Markets tanked when Wal-Mart, which represents 10 percent of non-automotive retail sales, announced it is having trouble squeezing more out of stagnant paychecks and SNAP cards, even though they are providing smaller sizes for the same price. I fully expect the govt to take credit for the coming decline in obesity, caused by the decline in purchasing power; in the same way they’re taking credit for the decline in CO2 emission due to the slower economy.
In our market-manipulated world, interest rates have been driven more by Fed policy and trust than actual economic data. Therefore, it should not be a surprise that interest rates spiked higher even on the poor retail sales data. Manipulators want you to believe the Fed will taper, which would reduce the demand for bonds and therefore drive yields up. The only problem with this story is the Fed can never stop buying bonds with printed money at this juncture without instantly detonating the economy, due to the inability of govt’s and corporations to roll their debt.

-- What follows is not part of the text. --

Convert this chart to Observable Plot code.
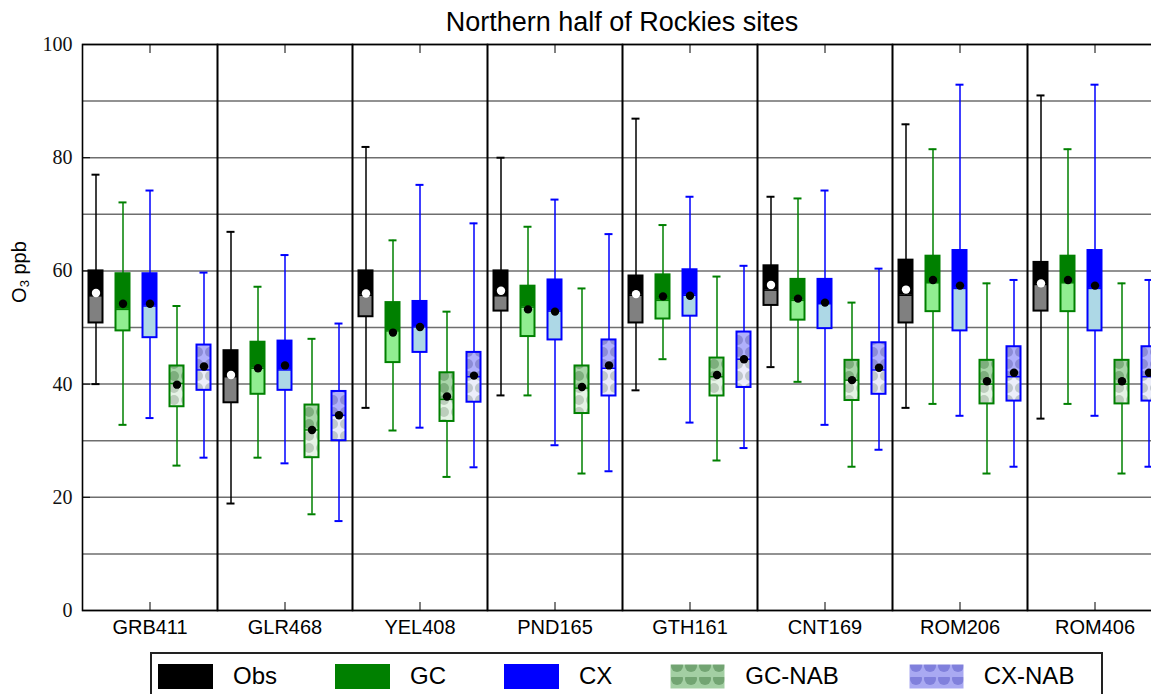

If the Fed would have cut back immediately after QE1, and Congress brought spending in line with revenues, then we might have had a chance to manage the deleveraging process. It would have been even better if we fixed the debt and leverage problem after the debt infusion in response to Y2K, the bursting tech bubble, and 9/11. Unfortunately, once we committed to the Ponzi scheme, there was no turning back.
Stocks and bonds will pull back until the Fed admits they will not taper, or Europe implodes after the German elections, sending capital fleeing into the dollar for safety, just like the 1920’s. The Fed will likely wait to see if the Euro implosion will bail them out. If Merkel wins and the Euro doesn’t crash, then the Fed will have no choice but to keep the printing presses humming.
Beware though, bonds are headed for decades of lower prices, once the great rotation from public to private picks up steam and the money fleeing Europe and Japan realizes that even the best horse in the glue factory is still in a glue factory. This is when the sovereign debt crisis hits its stride, as govt’s will no longer be able to finance their false promises.
BTW, did you notice the spike in precious metals? With nowhere else to go, and a receptive short squeeze calling, gold and silver popped in the dash for safety. The forces that be (i.e. U.S. Govt) are doing their level best to subdue the purchase of physical gold. The latest example continues to come from the largest consumer of gold, India, where they have now resorted to banning gold coins and mdeallions. This comes on the heels of multiple tax and fee hikes.
On August 8th I stated: “The stock sell off that started on Tuesday will have legs, but the blow-off top (fed by the Fed and the flight of foreign capital into dollar-based assets) is still to come. Who knows how long the pull-back will last, but it’s safe to say it will last until the invisible hand scares as many investors out or onto the short side before it starts its epic final run to the upper boundary of the Jaws of Death pattern (16,500 – 17,000 on the DOW, or higher if the run-up last until the end of 2015).”
The bag holders are in the process of being scared out of stocks and bonds and concentrated on to the wrong side of the trade (including buying the bs about the improvement in Europe). When the Fed or Europe trigger occurs, then the bag holders will be caught off sides and U.S. bonds and stocks will reverse course and start their epic march to a blow-off high (while Europe falls off the cliff). The precious metals could pull back again, possibly even making a new low (provided China plays along). However, when the gold bugs finally throw in the towel, the precious metals will start their final and strongest wave to all time highs and beyond, as the sovereign debt crisis gets into full swing.
Since Egypt is heating up again, please allow me to remind you. Our dollar printing is exporting inflation to emerging economies that spend a disproportionate amount of their income on food. Desperate people do desperate things, and the U.S. is once again on the wrong side due to our energy interest. Syria is about oil and gas, and Egypt is about the Suez delivery system. The Sunni – Shiite balance of power and their allies in the East and West are propelling the world toward another war – all because we need the world to buy their oil in dollars and we won’t solve our own energy problems.